12. In Which Work Out A Symbol Table

Based on where I found strings in the image, I have a pretty good idea of the general region of memory where program data lives. Remember those function names I filed for later? Now is later.

I take the addresses of a few function name strings I find close together and search the file for the four bytes making up their (newly rebased) addresses. I’m consistently getting search hits near the end of my probable data segment, all in the same general area. Look around there and start converting every 4-byte aligned chunk starting with 0x104 to an offset. I start seeing offsets to strings of what looks like function names at 16-byte intervals. The string offsets are right next to offsets pointing way back into the code area and some pointing into the data area. I look a little closer at the hex dump of this area:

Blue is what points to the “name” of the symbol, red points to the actual thing in memory. The last column is the “type” of thing. Green things (0x500) are functions, and purple (0x700) are data. There’s also some oddballs strewn about with a type of 0x900. These point way out of bounds past the end of my rebased file. Could be a segment I don’t know about from this file, or it could just be something else created at run-time. I don’t stress about this, stick with what I know for sure right now.

I take this pattern and translate it into a structure for IDA, then find where the table begins and ends based on the pattern. This is an array, so that’s how I define it in IDA. The last element of the array is 16 bytes of 0x00 helping me (and IDA) see where it ends.

13. In Which I Import The Table Into IDA

Things start getting recognized quickly by IDA’s auto-analysis once I tell it about all these symbol offsets. But I also want IDA to know the names of everything in the symbol table.

I write a quick Ruby script to write an IDC script to do this work for me. IDC is the scripting language built into IDA; in the 21st century, most people write their IDA tools in Python or Ruby, but it’s sometimes faster to write short scripts that use IDC as a half-way format.Run ruby… run IDC… take a look at the results. Awesome! Just about everything was identified in this symbol table! Furthermore, everything was identified in the same segment off of one load address.

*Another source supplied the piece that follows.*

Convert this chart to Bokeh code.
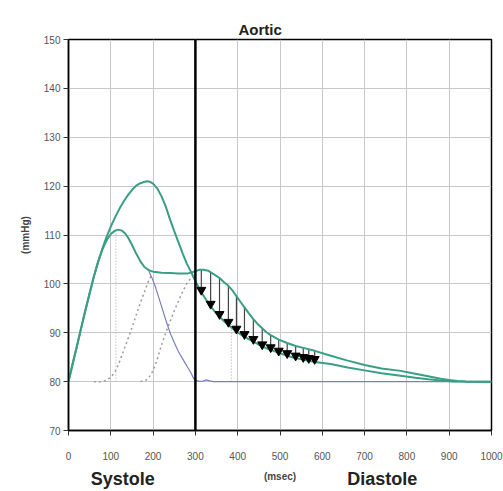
from bokeh.plotting import figure
from bokeh.models import Range1d, Span, FixedTicker, LinearAxis
from bokeh.embed import file_html
from bokeh.resources import INLINE

# ---------------- data ----------------
x_ticks = [0, 100, 200, 300, 400, 500, 600, 700, 800, 900, 1000]
y_ticks = [70, 80, 90, 100, 110, 120, 130, 140, 150]

# curve peaking at 111 mmHg, plateau, late bump, slow diastolic decay
tA = [0, 10, 20, 30, 40, 50, 60, 70, 80, 90, 100, 110, 118, 126, 134, 142, 150, 160, 170, 180,
      190, 200, 220, 240, 260, 280, 290, 300, 310, 320, 330, 343, 357, 367, 378, 388, 397, 406,
      416, 426, 437, 447, 458, 468, 478, 497, 517, 537, 555, 582, 620, 660, 700, 740, 785, 820,
      850, 880, 900, 920, 940, 960, 1000]
pA = [80, 83.7, 87.3, 91, 94.6, 98.1, 101.5, 104.5, 107, 108.9, 110.2, 110.9, 111.1, 110.9, 110.3,
      109.3, 108, 106.2, 104.6, 103.4, 102.8, 102.5, 102.3, 102.2, 102.1, 102.1, 102.3, 102.6,
      102.9, 102.9, 102.7, 102.0, 101.2, 100.4, 99.6, 98.6, 97.5, 96.4, 95.2, 94.0, 92.8, 91.8,
      90.9, 90.1, 89.5, 88.6, 87.9, 87.3, 86.9, 86.3, 85.3, 84.3, 83.4, 82.7, 82.2, 81.6, 81.1,
      80.6, 80.35, 80.15, 80.05, 80, 80]

# curve peaking at 121 mmHg, fast diastolic decay
tB = [0, 10, 20, 30, 40, 50, 60, 70, 80, 90, 100, 110, 120, 130, 140, 150, 160, 170, 180, 186,
      192, 200, 210, 220, 230, 240, 250, 260, 270, 280, 290, 300, 307, 314, 325, 336, 346, 357,
      367, 378, 388, 397, 406, 416, 426, 437, 447, 458, 468, 478, 497, 517, 537, 555, 582, 620,
      660, 700, 740, 785, 820, 850, 880, 910, 940, 1000]
pB = [80, 83.7, 87.3, 91, 94.6, 98.1, 101.5, 104.5, 107.2, 109.6, 111.7, 113.6, 115.3, 116.8,
      118.1, 119.2, 120.1, 120.6, 120.9, 121.0, 120.9, 120.5, 119.5, 117.9, 115.8, 113.2, 110.8,
      108.5, 106.2, 104.1, 102.4, 100.6, 99.4, 98.3, 96.8, 95.4, 94.3, 93.3, 92.4, 91.6, 90.9,
      90.3, 89.7, 89.2, 88.7, 88.2, 87.7, 87.2, 86.8, 86.5, 85.9, 85.3, 84.8, 84.5, 84.0, 83.6,
      82.9, 82.3, 81.7, 81.2, 80.8, 80.5, 80.25, 80.05, 80, 80]

# thin blue wave
tBlue = [190, 198, 205, 212, 220, 230, 241, 250, 260, 273, 282, 290, 296, 303, 310, 318, 326,
         334, 342, 1000]
pBlue = [102.6, 101.1, 99.5, 97.6, 95.4, 92.6, 89.8, 88.0, 86.1, 84.2, 82.9, 81.7, 80.6, 80.2,
         80.05, 80.1, 80.35, 80.15, 80, 80]

# grey dotted waves
tDot1 = [60, 80, 90, 100, 110, 115, 120, 127, 139, 150, 158, 168, 178, 188, 197]
pDot1 = [80, 80, 80.3, 80.9, 82, 82.9, 83.9, 85.6, 88.4, 91, 93.1, 95.7, 98, 100.3, 102]
tDot2 = [170, 185, 195, 205, 212, 218, 230, 241, 250, 261, 271, 281, 290, 300]
pDot2 = [80, 80.4, 81.4, 83.3, 85.2, 87, 90, 92.5, 94.5, 96.7, 98.6, 100.3, 101.2, 101.6]

# vertical dotted markers
vdot_t = [112, 385]
vdot_top = [111, 91.8]

# arrows (triangles) and the tops of their shafts
tri_t = [314, 336, 357, 378, 397, 416, 437, 458, 478, 497, 517, 537, 555, 568, 582]
tri_p = [98.75, 95.9, 93.8, 92.2, 90.8, 89.7, 88.7, 87.6, 87.0, 86.3, 85.8, 85.3, 85.0, 84.8, 84.6]
shaft_top = [102.9, 102.3, 101.2, 99.6, 97.5, 95.2, 92.8, 90.9, 89.5, 88.6, 87.9, 87.3, 86.9,
             86.6, 86.3]

phase_x = [128, 742]
phase_names = ["Systole", "Diastole"]

# ---------------- figure ----------------
p = figure(width=503, height=491, output_backend="svg", toolbar_location=None,
           x_range=Range1d(0, 1000), y_range=Range1d(70, 150),
           min_border_left=68, min_border_right=12, min_border_top=39, min_border_bottom=61)
p.background_fill_color = "white"
p.border_fill_color = "white"
p.outline_line_color = "black"
p.outline_line_width = 1.5

p.title.text = "Aortic"
p.title.align = "left"
p.title.offset = 170
p.title.standoff = 4
p.title.text_font = "Liberation Sans"
p.title.text_font_style = "bold"
p.title.text_font_size = "15px"
p.title.text_color = "#222222"

p.xaxis.ticker = FixedTicker(ticks=x_ticks)
p.yaxis.ticker = FixedTicker(ticks=y_ticks)
for ax in (p.xaxis, p.yaxis):
    ax.axis_line_color = "black"
    ax.axis_line_width = 1.5
    ax.major_tick_line_color = "#333333"
    ax.minor_tick_line_color = None
    ax.major_tick_in = 0
    ax.major_tick_out = 5
    ax.major_label_text_font = "Liberation Sans"
    ax.major_label_text_font_size = "10px"
    ax.major_label_text_color = "#555555"
    ax.axis_label_text_font = "Liberation Sans"
    ax.axis_label_text_font_style = "bold"
    ax.axis_label_text_font_size = "10px"
    ax.axis_label_text_color = "#444444"
p.xaxis.major_label_standoff = 16
p.yaxis.major_label_standoff = 3
p.xaxis.axis_label = "(msec)"
p.xaxis.axis_label_standoff = 8
p.yaxis.axis_label = "(mmHg)"
p.yaxis.axis_label_standoff = 10

# second bottom axis carrying the phase names
phase_axis = LinearAxis(ticker=FixedTicker(ticks=phase_x),
                        major_label_overrides={xv: n for xv, n in zip(phase_x, phase_names)})
phase_axis.axis_line_color = None
phase_axis.major_tick_line_color = None
phase_axis.minor_tick_line_color = None
phase_axis.major_tick_in = 0
phase_axis.major_tick_out = 0
phase_axis.major_label_standoff = -16
phase_axis.major_label_text_font = "Liberation Sans"
phase_axis.major_label_text_font_style = "bold"
phase_axis.major_label_text_font_size = "18px"
phase_axis.major_label_text_color = "#222222"
p.add_layout(phase_axis, "below")

p.xgrid.grid_line_color = "#c8c8c8"
p.ygrid.grid_line_color = "#c8c8c8"
p.xgrid.grid_line_width = 1
p.ygrid.grid_line_width = 1

green = "#3a9e84"

# dotted grey waves
p.line(tDot1, pDot1, line_color="#999999", line_width=1.5, line_dash="2 3")
p.line(tDot2, pDot2, line_color="#999999", line_width=1.5, line_dash="2 3")
p.segment(x0=vdot_t, y0=[80] * len(vdot_t), x1=vdot_t, y1=vdot_top,
          line_color="#aaaaaa", line_width=1, line_dash="1 2")

# blue wave
p.line(tBlue, pBlue, line_color="#7a7fc4", line_width=1.2)

# arrow shafts
p.segment(x0=tri_t, y0=shaft_top, x1=tri_t, y1=tri_p, line_color="#444444", line_width=1.2)

# green curves
p.line(tA, pA, line_color=green, line_width=2)
p.line(tB, pB, line_color=green, line_width=2)

# arrow heads
p.scatter(tri_t, tri_p, marker="inverted_triangle", size=9, fill_color="black",
          line_color="black")

# systole / diastole boundary
p.add_layout(Span(location=300, dimension="height", line_color="black", line_width=2.5))

open("out.html", "w").write(file_html(p, INLINE))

Just to make sure about that missing header I check my final results from the symbol table. Indeed, two of the function symbols point right at 0x10005000, the beginning of the program. One’s called ‘sysInit’ and the other ‘start’. There can’t be a header there, it’s a function. Though I can tell as much from the name “start”, a little googling and research tells me “sysInit” is what VxWorks usually uses as its program entry point.